The Los Angeles County Museum of Art's new David Geffen Galleries will open to the public in April 2026, the museum announced Friday as scaffolding is coming down around the Peter Zumthor-designed building, revealing the most expansive view yet of the 900-foot-long, poured concrete structure spanning Wilshire Boulevard.
During The Times' tour of the site this week, LACMA said 90% of the construction has been completed and the project is moving into its final phase. In early 2025, the museum said, it will begin moving key staff and operations into the building. At some point, likely in the spring, museum members and others will get a chance to tour the empty building, LACMA said. Pieces of the museum's collection will then begin arriving in the 110,000 square feet of gallery space.

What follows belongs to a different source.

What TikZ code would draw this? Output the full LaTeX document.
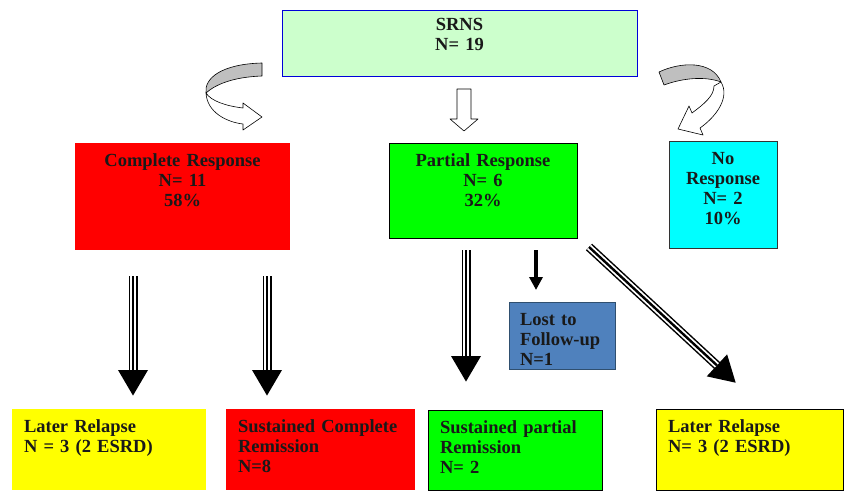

Drivers and pedestrians approaching the museum from the east will pass under the full expanse of the building's 150-foot, free span bridge, which frames Chris Burden's famous "Urban Light" sculpture as the boulevard curves slightly north and continues down toward the LACMA campus at a slight downhill grade. The portion of the building that perches on the south side of Wilshire, where a surface parking lot once stood, will include a cafe that will look out on the street, as well as a 300-seat theater housed in one of seven, 30-foot-tall ground-level pavilions holding the museum's exhibition floor aloft. Other pavilion bases will hold a restaurant, the LACMA store and the W.M. Keck Education Center, the museum said.
Those viewing the building from the street can catch a peek of LACMA's 1988 Japanese Pavilion under the new building's curvilinear body. Visitors approaching from the La Brea Tar Pits can see portions of "Urban Light" and eventually will have a more direct connection to walk between the tar pits and the LACMA campus. Passersby can get a better sense of the new building's 243 floor-to-ceiling windows, which the museum touts as providing 360-degree views of the city but which have been the source of angst among architecture enthusiasts, as the curved glass in earlier plans has been replaced with linear glass at odds with the arcs of the concrete.
Early renderings of the building showed the windows with curtains, and much speculation has ensued about how these curtains will look — and to what extent they will be transparent. In 2022 the National Endowment for the Humanities awarded LACMA $500,000 for "custom gallery elements," including "light-blocking curtains" and "custom case work."
LACMA's latest announcement does not address the curtains question but does note that art will be displayed in light-filled terraces as well as in sheltered interior galleries suitable for light-sensitive works. "Thousands of works of art in our collection can be safely displayed in natural light," the museum has said on its website. "In fact, sculpture, tiles, ceramics, and more were meant to be viewed in natural light, and many were made for outdoor display."
LACMA has likened Zumthor's design to a kind of living organism. Indeed, the raw concrete is already showing signs of weathering, with water stains and other irregularities. The exterior walls are punctured at various points with circular holes that allow the air to come in and out of the building. The outline of the triangular ribs of the building's core can be seen from the ground looking up.
LACMA Chief Executive Michael Govan has long said that the Zumthor building will not have a traditional main entrance. Tickets will be available for purchase on both sides of Wilshire. Two cantilevered staircases rise from street level to these entrances, and the building reflects itself with its curves.
"LACMA is part of a larger whole, which includes our neighbors the La Brea Tar Pits and Museum, the Academy Museum, the Petersen Automotive Museum, and Craft Contemporary," Govan said. "That is 30 acres with approximately 500,000 square feet of exhibition space, restaurants, theaters and outdoor events. We're excited to be a great resource for L.A."
Construction on the Zumthor building began in 2020, but it has been in the works for more than a decade. Times art critic Christopher Knight has called it the "incredible shrinking museum," noting that the new building has less exhibition space than the four buildings that were torn down to make room for it. LACMA contends that with the 2008 addition of the Broad Contemporary Art Museum building and the 2010 addition of Lynda and Stewart Resnick Exhibition Pavilion, the new LACMA will have more gallery space than it did in 2007.
The Times reported that the original project cost was $650 million, which rose after a yearlong delay precipitated by the discovery of fossils and tar under the construction site.
A LACMA representative cited a partial project cost of $715 million that included "hard costs, soft costs, and contingency (includes building furniture, curtain/curtain track, landscape, sitework, etc.)." The cost of art exhibition installation and vitrines were not included in that total, and the museum said it does not yet know what the total project cost will be.
"Of course we will be happy in the end to report that we are investing even more in LACMA beyond the building, including public art," Govan said.
A source previously told The Times that the total project cost is hovering around $835 million. LACMA contested that estimate. "As of today we don't have a total," Govan said in an interview. "There is no $835 million budget that I've seen or know about."
Fundraising, the museum said, has exceeded goals and stands at $793 million.
"Other than an unprecedented large paleontological find and tar, which delayed us by a year, if you take everything into account including inflation over time and apples-to-apples comparisons of what is included, as far as I'm concerned we are on our plan for cost and time from our projections of over a decade ago," Govan said.